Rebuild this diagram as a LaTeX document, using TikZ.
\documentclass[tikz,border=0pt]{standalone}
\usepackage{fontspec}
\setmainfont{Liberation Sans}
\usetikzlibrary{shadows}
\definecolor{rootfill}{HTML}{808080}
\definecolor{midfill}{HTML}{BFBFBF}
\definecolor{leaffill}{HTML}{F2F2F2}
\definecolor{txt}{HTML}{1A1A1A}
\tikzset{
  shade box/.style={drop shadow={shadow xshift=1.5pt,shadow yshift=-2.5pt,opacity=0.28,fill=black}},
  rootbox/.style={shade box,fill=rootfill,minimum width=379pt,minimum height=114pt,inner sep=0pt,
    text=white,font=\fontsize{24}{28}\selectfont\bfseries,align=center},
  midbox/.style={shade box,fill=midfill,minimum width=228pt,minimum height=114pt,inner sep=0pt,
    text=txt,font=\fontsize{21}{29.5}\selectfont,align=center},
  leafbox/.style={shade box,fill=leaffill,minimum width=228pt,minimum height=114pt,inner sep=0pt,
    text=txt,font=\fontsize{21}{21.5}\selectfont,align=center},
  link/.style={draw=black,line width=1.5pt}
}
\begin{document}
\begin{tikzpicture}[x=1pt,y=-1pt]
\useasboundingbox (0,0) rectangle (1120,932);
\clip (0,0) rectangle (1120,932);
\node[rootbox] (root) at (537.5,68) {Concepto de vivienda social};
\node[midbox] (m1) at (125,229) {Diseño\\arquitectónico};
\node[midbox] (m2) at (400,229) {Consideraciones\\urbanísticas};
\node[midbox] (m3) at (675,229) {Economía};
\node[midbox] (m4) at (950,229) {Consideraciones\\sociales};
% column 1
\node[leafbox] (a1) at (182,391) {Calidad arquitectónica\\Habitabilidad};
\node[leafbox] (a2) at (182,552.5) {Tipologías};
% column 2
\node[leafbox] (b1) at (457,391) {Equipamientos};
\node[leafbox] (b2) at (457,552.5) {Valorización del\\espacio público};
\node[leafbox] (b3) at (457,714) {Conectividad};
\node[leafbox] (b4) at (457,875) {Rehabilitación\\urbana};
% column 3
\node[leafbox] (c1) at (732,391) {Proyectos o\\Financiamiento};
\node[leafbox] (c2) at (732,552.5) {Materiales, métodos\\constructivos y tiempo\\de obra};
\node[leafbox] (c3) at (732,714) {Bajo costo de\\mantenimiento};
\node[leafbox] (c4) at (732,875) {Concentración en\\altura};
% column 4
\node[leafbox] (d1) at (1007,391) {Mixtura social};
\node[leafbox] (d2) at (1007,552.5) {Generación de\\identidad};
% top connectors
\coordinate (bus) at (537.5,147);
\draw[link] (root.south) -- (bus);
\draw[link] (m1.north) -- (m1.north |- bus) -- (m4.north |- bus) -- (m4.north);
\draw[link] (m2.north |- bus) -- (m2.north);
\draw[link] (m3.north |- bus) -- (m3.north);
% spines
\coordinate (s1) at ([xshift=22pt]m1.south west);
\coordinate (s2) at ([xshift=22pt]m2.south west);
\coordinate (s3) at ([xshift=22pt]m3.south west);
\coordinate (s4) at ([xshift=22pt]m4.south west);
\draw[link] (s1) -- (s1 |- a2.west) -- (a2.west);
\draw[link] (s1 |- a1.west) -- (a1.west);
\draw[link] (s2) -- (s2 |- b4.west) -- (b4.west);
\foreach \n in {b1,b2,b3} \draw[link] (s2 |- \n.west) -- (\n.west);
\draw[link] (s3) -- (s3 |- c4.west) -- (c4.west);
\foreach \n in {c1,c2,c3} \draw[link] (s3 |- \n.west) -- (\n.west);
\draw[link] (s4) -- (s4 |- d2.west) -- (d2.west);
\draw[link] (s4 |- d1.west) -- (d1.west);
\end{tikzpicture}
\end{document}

——

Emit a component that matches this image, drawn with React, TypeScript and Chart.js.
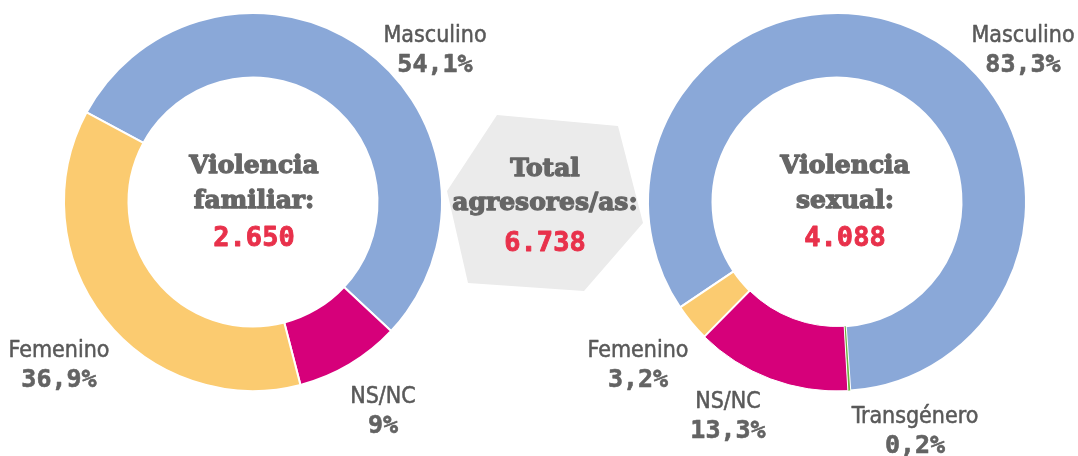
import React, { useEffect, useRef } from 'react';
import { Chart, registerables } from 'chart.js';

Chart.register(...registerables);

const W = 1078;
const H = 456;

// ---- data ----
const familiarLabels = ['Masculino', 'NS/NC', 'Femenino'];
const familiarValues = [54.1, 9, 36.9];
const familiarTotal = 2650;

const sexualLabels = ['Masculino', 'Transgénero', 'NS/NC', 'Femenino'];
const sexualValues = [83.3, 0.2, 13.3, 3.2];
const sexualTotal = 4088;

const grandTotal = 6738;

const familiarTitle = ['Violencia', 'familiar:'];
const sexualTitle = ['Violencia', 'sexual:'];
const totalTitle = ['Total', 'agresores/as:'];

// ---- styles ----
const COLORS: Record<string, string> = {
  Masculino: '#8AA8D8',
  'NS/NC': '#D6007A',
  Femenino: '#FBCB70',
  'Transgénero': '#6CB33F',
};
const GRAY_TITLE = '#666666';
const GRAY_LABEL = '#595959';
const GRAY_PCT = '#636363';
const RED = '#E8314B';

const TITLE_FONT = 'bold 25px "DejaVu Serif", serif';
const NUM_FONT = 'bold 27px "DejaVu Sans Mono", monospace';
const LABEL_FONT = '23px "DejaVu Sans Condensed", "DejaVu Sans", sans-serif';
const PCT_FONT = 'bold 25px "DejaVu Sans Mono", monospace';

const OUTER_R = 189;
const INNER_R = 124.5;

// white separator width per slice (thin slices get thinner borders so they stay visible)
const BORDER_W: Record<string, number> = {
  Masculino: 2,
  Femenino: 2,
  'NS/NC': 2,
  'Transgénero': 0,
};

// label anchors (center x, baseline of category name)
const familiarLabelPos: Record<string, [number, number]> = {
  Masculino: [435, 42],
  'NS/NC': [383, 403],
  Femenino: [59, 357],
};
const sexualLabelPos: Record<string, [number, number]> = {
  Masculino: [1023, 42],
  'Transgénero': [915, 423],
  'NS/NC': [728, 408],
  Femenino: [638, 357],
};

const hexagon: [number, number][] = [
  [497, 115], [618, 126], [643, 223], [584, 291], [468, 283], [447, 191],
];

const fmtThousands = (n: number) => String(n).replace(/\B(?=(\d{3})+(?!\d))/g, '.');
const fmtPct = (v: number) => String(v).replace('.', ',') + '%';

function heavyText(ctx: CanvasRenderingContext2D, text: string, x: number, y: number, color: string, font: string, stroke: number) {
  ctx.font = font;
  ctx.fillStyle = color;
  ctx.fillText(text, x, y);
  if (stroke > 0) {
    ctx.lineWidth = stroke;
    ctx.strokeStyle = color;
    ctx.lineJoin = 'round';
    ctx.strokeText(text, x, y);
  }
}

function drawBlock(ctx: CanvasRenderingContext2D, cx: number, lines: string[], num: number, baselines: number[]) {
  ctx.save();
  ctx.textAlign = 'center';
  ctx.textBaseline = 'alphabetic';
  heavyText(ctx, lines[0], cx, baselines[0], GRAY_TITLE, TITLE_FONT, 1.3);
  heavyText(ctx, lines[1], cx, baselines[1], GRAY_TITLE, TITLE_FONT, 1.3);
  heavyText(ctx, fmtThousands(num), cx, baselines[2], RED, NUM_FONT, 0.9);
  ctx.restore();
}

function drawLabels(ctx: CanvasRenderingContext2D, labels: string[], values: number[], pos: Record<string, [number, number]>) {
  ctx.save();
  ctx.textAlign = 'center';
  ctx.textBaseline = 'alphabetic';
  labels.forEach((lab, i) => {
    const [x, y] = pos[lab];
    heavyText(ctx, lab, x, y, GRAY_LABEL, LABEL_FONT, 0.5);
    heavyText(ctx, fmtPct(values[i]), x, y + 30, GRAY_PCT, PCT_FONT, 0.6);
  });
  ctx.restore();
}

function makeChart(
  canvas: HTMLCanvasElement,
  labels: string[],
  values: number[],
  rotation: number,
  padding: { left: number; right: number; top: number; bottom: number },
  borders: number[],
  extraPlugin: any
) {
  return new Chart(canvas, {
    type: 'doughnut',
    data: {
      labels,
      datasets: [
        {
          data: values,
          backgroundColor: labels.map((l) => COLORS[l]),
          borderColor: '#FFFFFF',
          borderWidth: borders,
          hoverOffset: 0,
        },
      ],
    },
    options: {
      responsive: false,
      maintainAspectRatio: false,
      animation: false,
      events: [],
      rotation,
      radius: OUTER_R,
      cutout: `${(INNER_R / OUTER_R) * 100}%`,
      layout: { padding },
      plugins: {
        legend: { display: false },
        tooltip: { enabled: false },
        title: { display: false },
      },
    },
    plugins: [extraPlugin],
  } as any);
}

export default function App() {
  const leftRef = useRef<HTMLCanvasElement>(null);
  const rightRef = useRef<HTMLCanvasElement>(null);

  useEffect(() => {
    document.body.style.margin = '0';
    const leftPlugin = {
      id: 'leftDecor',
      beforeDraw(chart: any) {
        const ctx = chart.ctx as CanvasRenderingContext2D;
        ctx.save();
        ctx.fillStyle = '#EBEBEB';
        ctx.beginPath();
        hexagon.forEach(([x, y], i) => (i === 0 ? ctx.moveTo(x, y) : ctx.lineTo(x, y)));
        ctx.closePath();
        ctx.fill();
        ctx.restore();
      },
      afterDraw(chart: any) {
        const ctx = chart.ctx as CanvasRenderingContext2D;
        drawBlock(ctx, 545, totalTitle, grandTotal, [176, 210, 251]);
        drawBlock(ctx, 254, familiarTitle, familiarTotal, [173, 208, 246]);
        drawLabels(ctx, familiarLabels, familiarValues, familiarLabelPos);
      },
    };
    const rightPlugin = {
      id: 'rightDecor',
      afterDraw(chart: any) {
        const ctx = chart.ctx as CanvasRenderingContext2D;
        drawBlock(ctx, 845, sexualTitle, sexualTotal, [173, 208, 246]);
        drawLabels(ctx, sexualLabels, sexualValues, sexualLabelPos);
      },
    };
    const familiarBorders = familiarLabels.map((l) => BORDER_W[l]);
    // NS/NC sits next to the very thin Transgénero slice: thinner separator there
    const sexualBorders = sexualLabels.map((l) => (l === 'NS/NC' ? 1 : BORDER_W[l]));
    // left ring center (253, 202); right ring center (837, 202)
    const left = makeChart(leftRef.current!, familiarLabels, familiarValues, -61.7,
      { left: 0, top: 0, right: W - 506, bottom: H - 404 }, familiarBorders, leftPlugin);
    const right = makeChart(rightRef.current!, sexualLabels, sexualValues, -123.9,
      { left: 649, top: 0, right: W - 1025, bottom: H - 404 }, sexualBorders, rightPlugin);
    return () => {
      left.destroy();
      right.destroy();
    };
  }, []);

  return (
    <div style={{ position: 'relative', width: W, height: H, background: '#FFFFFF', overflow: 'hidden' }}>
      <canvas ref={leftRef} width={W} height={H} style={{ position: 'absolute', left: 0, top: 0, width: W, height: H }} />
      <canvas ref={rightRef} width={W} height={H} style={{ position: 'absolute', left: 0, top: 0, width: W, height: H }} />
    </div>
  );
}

——

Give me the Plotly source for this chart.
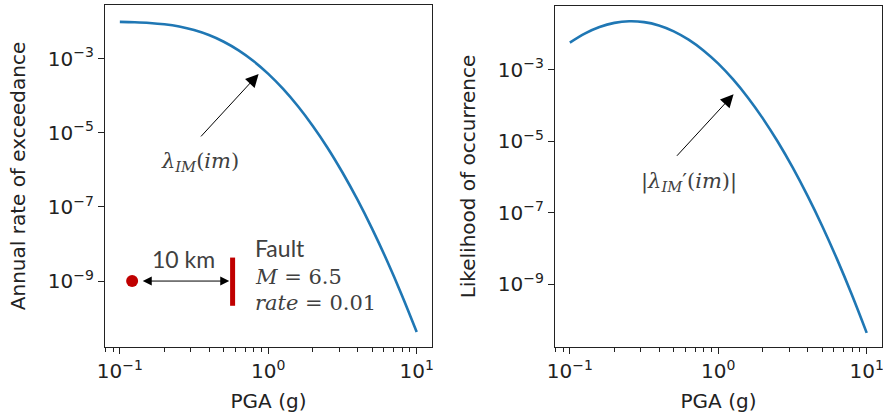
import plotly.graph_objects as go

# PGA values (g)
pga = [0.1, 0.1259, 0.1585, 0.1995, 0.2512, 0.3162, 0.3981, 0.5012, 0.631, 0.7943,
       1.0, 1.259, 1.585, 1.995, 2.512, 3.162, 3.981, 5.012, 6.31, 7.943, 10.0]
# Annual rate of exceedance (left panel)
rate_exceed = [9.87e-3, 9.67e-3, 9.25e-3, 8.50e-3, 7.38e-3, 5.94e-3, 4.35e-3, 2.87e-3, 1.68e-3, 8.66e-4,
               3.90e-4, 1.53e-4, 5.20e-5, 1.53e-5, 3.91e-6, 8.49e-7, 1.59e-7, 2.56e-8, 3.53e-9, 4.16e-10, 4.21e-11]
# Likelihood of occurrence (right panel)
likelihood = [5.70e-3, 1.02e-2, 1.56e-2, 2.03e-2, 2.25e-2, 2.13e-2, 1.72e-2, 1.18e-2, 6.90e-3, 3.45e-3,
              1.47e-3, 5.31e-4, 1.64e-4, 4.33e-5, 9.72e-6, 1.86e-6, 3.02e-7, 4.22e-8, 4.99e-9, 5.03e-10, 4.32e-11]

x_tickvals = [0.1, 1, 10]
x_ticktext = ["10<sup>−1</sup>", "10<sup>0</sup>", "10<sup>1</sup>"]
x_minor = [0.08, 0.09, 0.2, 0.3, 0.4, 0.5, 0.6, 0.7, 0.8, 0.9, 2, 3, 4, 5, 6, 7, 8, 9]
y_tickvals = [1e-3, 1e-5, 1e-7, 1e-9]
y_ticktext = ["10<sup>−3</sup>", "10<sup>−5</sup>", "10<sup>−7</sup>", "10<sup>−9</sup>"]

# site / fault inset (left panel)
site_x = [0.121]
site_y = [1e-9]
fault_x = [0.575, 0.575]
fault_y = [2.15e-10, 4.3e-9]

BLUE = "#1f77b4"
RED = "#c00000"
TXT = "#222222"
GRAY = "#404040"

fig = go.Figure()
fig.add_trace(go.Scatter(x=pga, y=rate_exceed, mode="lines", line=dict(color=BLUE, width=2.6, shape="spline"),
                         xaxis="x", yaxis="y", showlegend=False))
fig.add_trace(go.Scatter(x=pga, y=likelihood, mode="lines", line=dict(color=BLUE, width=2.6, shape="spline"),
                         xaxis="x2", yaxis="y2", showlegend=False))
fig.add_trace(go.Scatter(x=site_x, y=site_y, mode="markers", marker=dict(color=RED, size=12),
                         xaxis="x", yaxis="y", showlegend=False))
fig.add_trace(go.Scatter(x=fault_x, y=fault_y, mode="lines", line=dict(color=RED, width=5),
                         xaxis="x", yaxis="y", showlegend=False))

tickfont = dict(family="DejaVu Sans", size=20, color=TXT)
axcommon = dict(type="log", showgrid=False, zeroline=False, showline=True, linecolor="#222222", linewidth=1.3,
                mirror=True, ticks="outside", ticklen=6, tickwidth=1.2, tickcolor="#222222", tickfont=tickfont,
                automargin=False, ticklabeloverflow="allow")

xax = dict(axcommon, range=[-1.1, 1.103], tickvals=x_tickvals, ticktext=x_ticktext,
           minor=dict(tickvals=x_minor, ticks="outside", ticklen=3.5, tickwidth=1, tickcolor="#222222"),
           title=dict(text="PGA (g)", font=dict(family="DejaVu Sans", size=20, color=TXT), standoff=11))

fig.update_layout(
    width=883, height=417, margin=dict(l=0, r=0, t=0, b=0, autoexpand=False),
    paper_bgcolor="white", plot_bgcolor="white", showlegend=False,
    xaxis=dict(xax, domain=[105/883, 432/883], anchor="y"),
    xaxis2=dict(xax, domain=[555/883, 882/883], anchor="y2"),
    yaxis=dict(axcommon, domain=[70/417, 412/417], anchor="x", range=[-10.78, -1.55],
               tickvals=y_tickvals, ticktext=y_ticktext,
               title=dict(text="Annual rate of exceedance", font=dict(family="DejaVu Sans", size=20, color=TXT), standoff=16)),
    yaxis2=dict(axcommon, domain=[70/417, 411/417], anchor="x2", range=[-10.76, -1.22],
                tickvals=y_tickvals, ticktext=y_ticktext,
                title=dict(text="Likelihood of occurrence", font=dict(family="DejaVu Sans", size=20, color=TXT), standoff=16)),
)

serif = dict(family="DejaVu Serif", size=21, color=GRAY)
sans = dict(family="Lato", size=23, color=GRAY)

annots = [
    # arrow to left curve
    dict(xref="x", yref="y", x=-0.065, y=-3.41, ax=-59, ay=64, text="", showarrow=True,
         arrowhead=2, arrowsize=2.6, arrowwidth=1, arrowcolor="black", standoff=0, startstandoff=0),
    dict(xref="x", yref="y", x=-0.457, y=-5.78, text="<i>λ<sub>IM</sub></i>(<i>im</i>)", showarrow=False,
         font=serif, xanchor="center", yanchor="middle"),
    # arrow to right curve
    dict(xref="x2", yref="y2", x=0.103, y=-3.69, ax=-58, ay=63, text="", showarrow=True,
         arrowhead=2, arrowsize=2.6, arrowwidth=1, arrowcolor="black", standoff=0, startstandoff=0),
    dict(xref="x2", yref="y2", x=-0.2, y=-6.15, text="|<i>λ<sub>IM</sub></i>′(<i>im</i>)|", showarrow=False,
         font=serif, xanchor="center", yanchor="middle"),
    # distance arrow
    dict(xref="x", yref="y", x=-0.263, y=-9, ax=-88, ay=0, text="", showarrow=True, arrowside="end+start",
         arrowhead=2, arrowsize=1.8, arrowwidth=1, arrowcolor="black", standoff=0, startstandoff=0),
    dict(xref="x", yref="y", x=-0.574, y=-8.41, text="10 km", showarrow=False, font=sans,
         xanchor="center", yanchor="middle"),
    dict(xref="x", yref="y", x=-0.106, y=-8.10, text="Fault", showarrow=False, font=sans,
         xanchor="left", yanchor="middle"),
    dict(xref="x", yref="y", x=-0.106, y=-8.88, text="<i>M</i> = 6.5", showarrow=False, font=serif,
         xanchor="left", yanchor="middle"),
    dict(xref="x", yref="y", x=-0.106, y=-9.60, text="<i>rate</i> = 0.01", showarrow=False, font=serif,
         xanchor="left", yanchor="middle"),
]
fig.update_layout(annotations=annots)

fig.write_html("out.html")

——

Looking back at the lines above, state how many contain the word "React", and supply nothing besides the number.

2